In a decision made Tuesday (Sept. 28), Justice Douglas Thompson said the way the injunction was being enforced was having a “depreciation” of the court’s reputation. Thompson noted video evidence where RCMP officers pulled down face masks to pepper spray protesters, as well as grabbing objects from protests and destroying them. Thomspon also noted that some RCMP members removed their individual identification and wore thin blue line patches.

RELATED: RCMP watchdog gets more than 70 enforcement complaints from Fairy Creek blockades

“The problem, of course, is that these incidents of excess are widely broadcast, and they are seen as the methods by which this court’s order is being enforced.”
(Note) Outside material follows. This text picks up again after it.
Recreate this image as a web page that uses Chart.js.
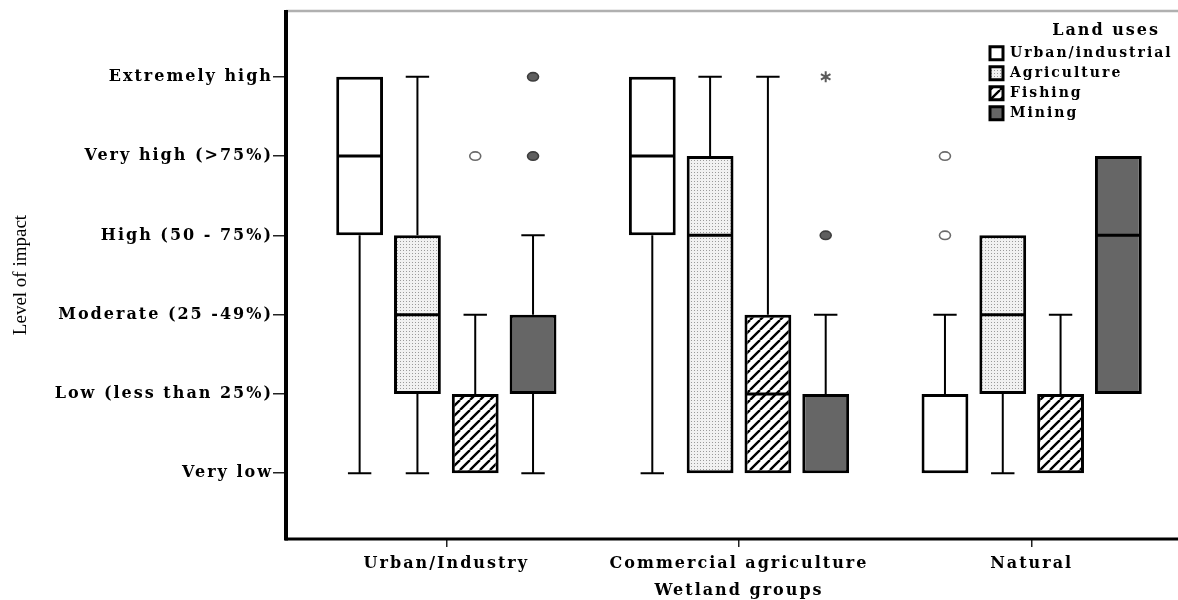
<!DOCTYPE html>
<html>
<head>
<meta charset="utf-8">
<title>Level of impact by wetland group and land use</title>
<style>
  html, body { margin: 0; padding: 0; background: #ffffff; overflow: hidden; }
  canvas { display: block; }
</style>
<script src="https://cdn.jsdelivr.net/npm/chart.js@4.4.1/dist/chart.umd.min.js"></script>
</head>
<body>
<canvas id="impactChart" width="1178" height="600"></canvas>
<script>
// ---- categories and tick labels ----
const wetlandGroups = ['Urban/Industry', 'Commercial agriculture', 'Natural'];
const landUses = ['Urban/industrial', 'Agriculture', 'Fishing', 'Mining'];
const impactLevels = ['Very low', 'Low (less than 25%)', 'Moderate (25 -49%)',
                      'High (50 - 75%)', 'Very high (>75%)', 'Extremely high'];

// ---- box summaries, one value per wetland group (1 = Very low ... 6 = Extremely high) ----
const urbanMin    = [1, 1, 1];
const urbanQ1     = [4, 4, 1];
const urbanMedian = [5, 5, 1];
const urbanQ3     = [6, 6, 2];
const urbanMax    = [6, 6, 3];
const urbanOutliers = [[], [], [4, 5]];
const urbanExtremes = [[], [], []];

const agricultureMin    = [1, 1, 1];
const agricultureQ1     = [2, 1, 2];
const agricultureMedian = [3, 4, 3];
const agricultureQ3     = [4, 5, 4];
const agricultureMax    = [6, 6, 4];
const agricultureOutliers = [[], [], []];
const agricultureExtremes = [[], [], []];

const fishingMin    = [1, 1, 1];
const fishingQ1     = [1, 1, 1];
const fishingMedian = [1, 2, 1];
const fishingQ3     = [2, 3, 2];
const fishingMax    = [3, 6, 3];
const fishingOutliers = [[5], [], []];
const fishingExtremes = [[], [], []];

const miningMin    = [1, 1, 2];
const miningQ1     = [2, 1, 2];
const miningMedian = [2, 1, 4];
const miningQ3     = [3, 2, 5];
const miningMax    = [4, 3, 5];
const miningOutliers = [[5, 6], [4], []];
const miningExtremes = [[], [6], []];

// ---- fills ----
function makePattern(w, h, paint) {
  const tile = document.createElement('canvas');
  tile.width = w; tile.height = h;
  const g = tile.getContext('2d');
  paint(g, w, h);
  return g.createPattern(tile, 'repeat');
}
const stippleFill = makePattern(3, 3, (g, w, h) => {
  g.fillStyle = '#f1f1f1'; g.fillRect(0, 0, w, h);
  g.fillStyle = '#9a9a9a'; g.fillRect(1, 1, 1, 1);
});
const hatchFill = makePattern(10, 10, (g, s) => {
  g.fillStyle = '#ffffff'; g.fillRect(0, 0, s, s);
  g.strokeStyle = '#000000'; g.lineWidth = 2.4;
  g.beginPath();
  for (let k = -1; k <= 1; k++) { g.moveTo(k * s, s); g.lineTo(k * s + s, 0); }
  g.stroke();
});
const boxFills = ['#ffffff', stippleFill, hatchFill, '#666666'];
const outlierFills = ['#ffffff', '#ffffff', '#ffffff', '#5e5e5e'];

const summaries = [
  { min: urbanMin, q1: urbanQ1, med: urbanMedian, q3: urbanQ3, max: urbanMax, out: urbanOutliers, ext: urbanExtremes },
  { min: agricultureMin, q1: agricultureQ1, med: agricultureMedian, q3: agricultureQ3, max: agricultureMax, out: agricultureOutliers, ext: agricultureExtremes },
  { min: fishingMin, q1: fishingQ1, med: fishingMedian, q3: fishingQ3, max: fishingMax, out: fishingOutliers, ext: fishingExtremes },
  { min: miningMin, q1: miningQ1, med: miningMedian, q3: miningQ3, max: miningMax, out: miningOutliers, ext: miningExtremes }
];

const TEXT_SPACING = '2px';
const SERIF_BOLD = "'DejaVu Serif', 'Liberation Serif', serif";

// whiskers, medians, outliers and the axis frame, all placed through the chart scales
const boxPlotParts = {
  id: 'boxPlotParts',
  beforeUpdate(chart) { chart.ctx.letterSpacing = TEXT_SPACING; },
  afterLayout(chart) {
    const area = chart.chartArea;
    const xs = chart.scales.x;
    xs.left = area.left + 14;
    xs.right = area.right;
    xs.width = xs.right - xs.left;
    xs.configure();
    // legend sits in the top-right corner of the plot frame;
    // its width sets where the right-aligned title ends, its right edge bounds the clip
    const lg = chart.legend;
    lg.left = area.right - 194;
    lg.width = 176;
    lg.right = area.right;
    lg.top = area.top;
    lg.bottom = area.bottom;
  },
  beforeDraw(chart) { chart.ctx.letterSpacing = TEXT_SPACING; },
  beforeDatasetsDraw(chart) {
    const { ctx, chartArea: a, scales: { y } } = chart;
    ctx.save();
    // frame
    ctx.strokeStyle = '#b0b0b0'; ctx.lineWidth = 2.5;
    ctx.beginPath(); ctx.moveTo(a.left, a.top); ctx.lineTo(a.right, a.top); ctx.stroke();
    ctx.strokeStyle = '#000000'; ctx.lineWidth = 3;
    ctx.beginPath(); ctx.moveTo(a.left - 1, a.bottom); ctx.lineTo(a.right, a.bottom); ctx.stroke();
    ctx.lineWidth = 4;
    ctx.beginPath(); ctx.moveTo(a.left, a.top - 1); ctx.lineTo(a.left, a.bottom + 1.5); ctx.stroke();
    // whiskers
    ctx.strokeStyle = '#000000'; ctx.lineWidth = 2;
    summaries.forEach((s, d) => {
      chart.getDatasetMeta(d).data.forEach((bar, i) => {
        const cap = bar.width / 4;
        const segs = [[s.q3[i], s.max[i]], [s.q1[i], s.min[i]]];
        segs.forEach(([from, to]) => {
          if (from === to) return;
          const y0 = y.getPixelForValue(from), y1 = y.getPixelForValue(to);
          ctx.beginPath();
          ctx.moveTo(bar.x, y0); ctx.lineTo(bar.x, y1);
          ctx.moveTo(bar.x - cap, y1); ctx.lineTo(bar.x + cap, y1);
          ctx.stroke();
        });
      });
    });
    ctx.restore();
  },
  afterDatasetsDraw(chart) {
    const { ctx, scales: { y } } = chart;
    ctx.save();
    summaries.forEach((s, d) => {
      chart.getDatasetMeta(d).data.forEach((bar, i) => {
        const half = bar.width / 2;
        // median (a median on a box edge is already shown by the edge)
        if (s.med[i] !== s.q1[i] && s.med[i] !== s.q3[i]) {
          const ym = y.getPixelForValue(s.med[i]);
          ctx.strokeStyle = '#000000'; ctx.lineWidth = 3;
          ctx.beginPath(); ctx.moveTo(bar.x - half + 1, ym); ctx.lineTo(bar.x + half - 1, ym); ctx.stroke();
        }
        // outliers
        s.out[i].forEach(v => {
          const yo = y.getPixelForValue(v);
          ctx.beginPath();
          ctx.ellipse(bar.x, yo, 5.5, 4.2, 0, 0, Math.PI * 2);
          ctx.fillStyle = outlierFills[d]; ctx.fill();
          ctx.strokeStyle = d === 3 ? '#3c3c3c' : '#6a6a6a'; ctx.lineWidth = 1.6; ctx.stroke();
        });
        // extremes
        s.ext[i].forEach(v => {
          const ye = y.getPixelForValue(v);
          ctx.strokeStyle = '#5a5a5a'; ctx.lineWidth = 2;
          ctx.beginPath();
          for (let k = 0; k < 3; k++) {
            const ang = Math.PI / 2 + k * Math.PI / 3;
            const dx = Math.cos(ang) * 5.5, dy = Math.sin(ang) * 5.5;
            ctx.moveTo(bar.x - dx, ye - dy); ctx.lineTo(bar.x + dx, ye + dy);
          }
          ctx.stroke();
        });
      });
    });
    ctx.restore();
  },
  afterDraw(chart) {
    const { ctx, chartArea: a } = chart;
    ctx.save();
    ctx.letterSpacing = '0px';
    ctx.translate(21, (a.top + a.bottom) / 2);
    ctx.rotate(-Math.PI / 2);
    ctx.font = "19px 'Liberation Serif', serif";
    ctx.fillStyle = '#000000';
    ctx.textAlign = 'center'; ctx.textBaseline = 'middle';
    ctx.fillText('Level of impact', 0, 0);
    ctx.restore();
  }
};

const datasets = landUses.map((name, d) => ({
  label: name,
  data: wetlandGroups.map((_, i) => [summaries[d].q1[i], summaries[d].q3[i]]),
  backgroundColor: boxFills[d],
  borderColor: '#000000',
  borderWidth: 3,
  borderSkipped: false,
  categoryPercentage: 0.79,
  barPercentage: 0.81
}));

new Chart(document.getElementById('impactChart'), {
  type: 'bar',
  data: { labels: wetlandGroups, datasets },
  options: {
    responsive: false,
    animation: false,
    events: [],
    layout: { padding: { top: 11, right: 0, bottom: 0, left: 0 } },
    plugins: {
      tooltip: { enabled: false },
      legend: {
        position: 'chartArea',
        align: 'start',
        title: {
          display: true, text: 'Land uses', position: 'end',
          color: '#000000',
          font: { family: SERIF_BOLD, size: 16, weight: 'bold' },
          padding: { top: 12, bottom: -2 }
        },
        labels: {
          color: '#000000',
          boxWidth: 13, boxHeight: 13, padding: 6,
          font: { family: SERIF_BOLD, size: 14, weight: 'bold' }
        }
      }
    },
    scales: {
      x: {
        type: 'category',
        offset: true,
        border: { display: false },
        grid: { offset: false, drawOnChartArea: false, drawTicks: true, tickLength: 8, color: '#222222', lineWidth: 1.5 },
        ticks: { color: '#000000', padding: 7, font: { family: SERIF_BOLD, size: 16, weight: 'bold' } },
        title: {
          display: true, text: 'Wetland groups', color: '#000000',
          font: { family: SERIF_BOLD, size: 16, weight: 'bold' },
          padding: { top: 0, bottom: 0 }
        },
        afterFit(s) { s.height = 61; }
      },
      y: {
        type: 'linear',
        min: 0.17,
        max: 6.83,
        border: { display: false },
        grid: { drawOnChartArea: false, drawTicks: true, tickLength: 13, color: '#222222', lineWidth: 1.5 },
        afterBuildTicks(s) { s.ticks = impactLevels.map((_, k) => ({ value: k + 1 })); },
        ticks: {
          color: '#000000', padding: 0,
          font: { family: SERIF_BOLD, size: 16, weight: 'bold' },
          callback: (value) => impactLevels[Math.round(value) - 1]
        },
        afterFit(s) { s.width = 286; }
      }
    }
  },
  plugins: [boxPlotParts]
});
</script>
</body>
</html>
The injunction was granted in April of this year. Since then, RCMP have arrested protesters over 1,000 times.

Teal Jones, which holds tree farm license 46 in Fairy Creek, sought to extend the injunction by a further 12 months.

Many of those protesters have accused the RCMP of using heavy-handed tactics and the Canadian Association of Journalists took the RCMP to court over their use of exclusion zones to keep media away from areas where protesters were being arrested.

“One journalist who has reported on all manner of police events in Canada and elsewhere, in both rural and urban settings, including civil disobedience events, deposed that the level of police restriction on journalist movement in TFL 46 was familiar to him from his work in China where he was accompanied by police who decided what he was allowed to see. In every other democratic society this journalist has worked in, he has been allowed to do his job without police escorts and exclusion zones,” Thompson wrote.

RELATED: RCMP remove Fairy Creek protesters as trenches fill with rain

Thompson wrote that protest tactics had continued to escalate to a point where serious property damage has been done and risk of personal injury has emerged as protesters have dug multiple trenches in roadways and have built tripods up to 30-feet high that protesters suspended themselves from.

Thompson’s decision means the injunction ends at 4 p.m. Tuesday. Though the injunction is no longer in effect, RCMP still have the authority to enforce the law on matters that contravene the criminal code, which includes many of the civil disobedience tactics used by protesters.

Black Press Media has reached out to Teal Jones, as well as the Rainforest Flying Squad, for comment.